### Exercise requirements
Skip the pictures. Set down, word for word, the lines from the start of the material up to and including the line with "groups.forEach((arr, i) =>".

=== Source material ===

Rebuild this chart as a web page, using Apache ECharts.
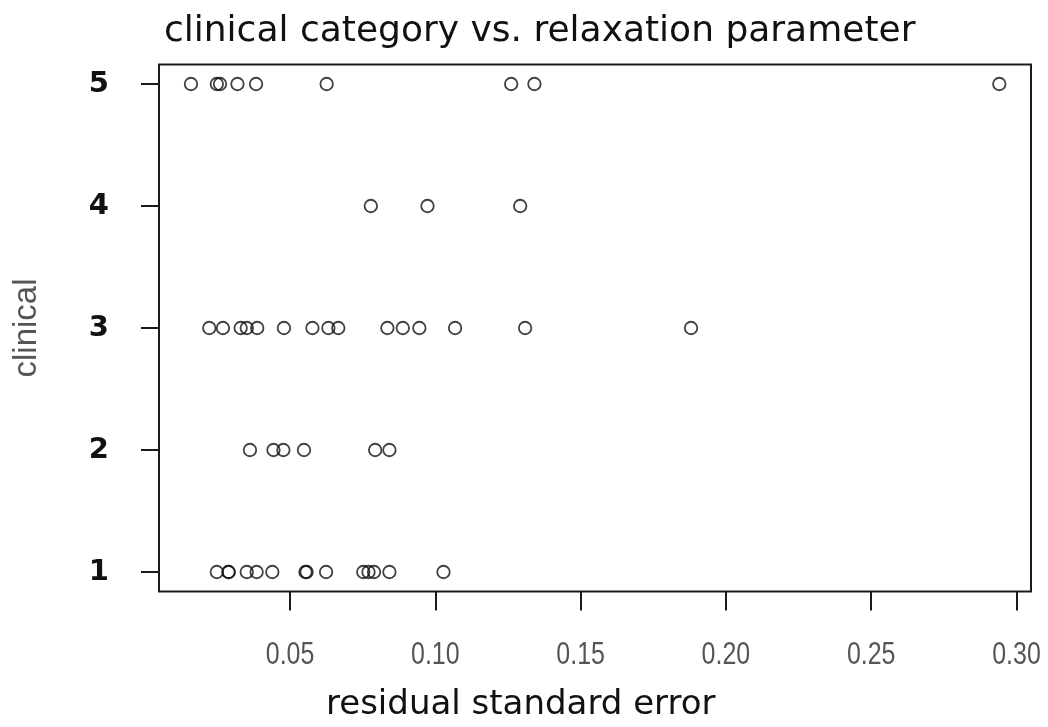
<!DOCTYPE html>
<html>
<head>
<meta charset="utf-8">
<script src="https://cdn.jsdelivr.net/npm/echarts@6/dist/echarts.min.js"></script>
<style>
html,body{margin:0;padding:0;background:#fff;}
#chart{width:1048px;height:727px;}
</style>
</head>
<body>
<div id="chart"></div>
<script>
// residual standard error values for each clinical category
const clinical1 = [0.0248, 0.0288, 0.0289, 0.0351, 0.0385, 0.0439, 0.0553, 0.0557, 0.0624, 0.0752, 0.0770, 0.0789, 0.0842, 0.1028];
const clinical2 = [0.0362, 0.0443, 0.0477, 0.0548, 0.0793, 0.0842];
const clinical3 = [0.0222, 0.0269, 0.0330, 0.0351, 0.0387, 0.0479, 0.0577, 0.0632, 0.0666, 0.0835, 0.0888, 0.0945, 0.1068, 0.1309, 0.1880];
const clinical4 = [0.0778, 0.0973, 0.1292];
const clinical5 = [0.0159, 0.0248, 0.0259, 0.0319, 0.0383, 0.0626, 0.1261, 0.1341, 0.2941];

const categories = [1, 2, 3, 4, 5];
const xTicks = [0.05, 0.10, 0.15, 0.20, 0.25, 0.30];
const xTickLabels = ['0.05', '0.10', '0.15', '0.20', '0.25', '0.30'];
const yTicks = [1, 2, 3, 4, 5];

const titleText = 'clinical category vs. relaxation parameter';
const xName = 'residual standard error';
const yName = 'clinical';

const groups = [clinical1, clinical2, clinical3, clinical4, clinical5];
const points = [];
groups.forEach((arr, i) => arr.forEach(v => points.push([v, categories[i]])));

const chart = echarts.init(document.getElementById('chart'), null, {renderer: 'canvas'});
chart.setOption({
  animation: false,
  backgroundColor: '#ffffff',
  title: [
    {text: titleText, left: 159, top: 9,
     textStyle: {fontFamily: 'DejaVu Sans', fontWeight: 'normal', fontSize: 36, color: '#111'}},
    {text: xName, left: 321, top: 683,
     textStyle: {fontFamily: 'DejaVu Sans', fontWeight: 'normal', fontSize: 34, color: '#111'}}
  ],
  grid: {left: 159, right: 17, top: 64.5, bottom: 135.5, show: true,
         borderColor: '#1a1a1a', borderWidth: 2, backgroundColor: 'transparent'},
  xAxis: {
    type: 'value', min: 0.0049, max: 0.305,
    splitLine: {show: false},
    axisLine: {show: false},
    axisTick: {show: true, length: 19, customValues: xTicks, lineStyle: {color: '#1a1a1a', width: 2}},
    axisLabel: {show: false}
  },
  yAxis: {
    type: 'value', min: 0.84, max: 5.16,
    name: yName, nameLocation: 'middle', nameGap: 116, nameRotate: 90,
    nameTextStyle: {fontFamily: 'Liberation Sans', fontSize: 33, color: '#555'},
    splitLine: {show: false},
    axisLine: {show: false},
    axisTick: {show: true, length: 18, customValues: yTicks, lineStyle: {color: '#1a1a1a', width: 2}},
    axisLabel: {customValues: yTicks, margin: 50, fontFamily: 'DejaVu Sans', fontWeight: 'bold', fontSize: 29, color: '#111',
                formatter: v => String(v)}
  },
  series: [{
    type: 'scatter',
    data: points,
    symbol: 'circle',
    symbolSize: 12.5,
    itemStyle: {color: 'rgba(0,0,0,0)', borderColor: '#111', borderWidth: 1.8}
  }]
});

// x tick labels in a condensed look, positioned through the axis scale
const gridBottom = 727 - 135.5;
const labelEls = xTicks.map((v, i) => {
  const px = chart.convertToPixel({xAxisIndex: 0}, v);
  return {
    type: 'text', x: px, y: gridBottom + 64, scaleX: 0.78, scaleY: 1,
    style: {text: xTickLabels[i], font: '32px "Liberation Sans"', fill: '#555',
            align: 'center', verticalAlign: 'middle'}
  };
});
chart.setOption({graphic: labelEls});
</script>
</body>
</html>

===

### The completed task
Rebuild this chart as a web page, using Apache ECharts.
<!DOCTYPE html>
<html>
<head>
<meta charset="utf-8">
<script src="https://cdn.jsdelivr.net/npm/echarts@6/dist/echarts.min.js"></script>
<style>
html,body{margin:0;padding:0;background:#fff;}
#chart{width:1048px;height:727px;}
</style>
</head>
<body>
<div id="chart"></div>
<script>
// residual standard error values for each clinical category
const clinical1 = [0.0248, 0.0288, 0.0289, 0.0351, 0.0385, 0.0439, 0.0553, 0.0557, 0.0624, 0.0752, 0.0770, 0.0789, 0.0842, 0.1028];
const clinical2 = [0.0362, 0.0443, 0.0477, 0.0548, 0.0793, 0.0842];
const clinical3 = [0.0222, 0.0269, 0.0330, 0.0351, 0.0387, 0.0479, 0.0577, 0.0632, 0.0666, 0.0835, 0.0888, 0.0945, 0.1068, 0.1309, 0.1880];
const clinical4 = [0.0778, 0.0973, 0.1292];
const clinical5 = [0.0159, 0.0248, 0.0259, 0.0319, 0.0383, 0.0626, 0.1261, 0.1341, 0.2941];

const categories = [1, 2, 3, 4, 5];
const xTicks = [0.05, 0.10, 0.15, 0.20, 0.25, 0.30];
const xTickLabels = ['0.05', '0.10', '0.15', '0.20', '0.25', '0.30'];
const yTicks = [1, 2, 3, 4, 5];

const titleText = 'clinical category vs. relaxation parameter';
const xName = 'residual standard error';
const yName = 'clinical';

const groups = [clinical1, clinical2, clinical3, clinical4, clinical5];
const points = [];
groups.forEach((arr, i) => arr.forEach(v => points.push([v, categories[i]])));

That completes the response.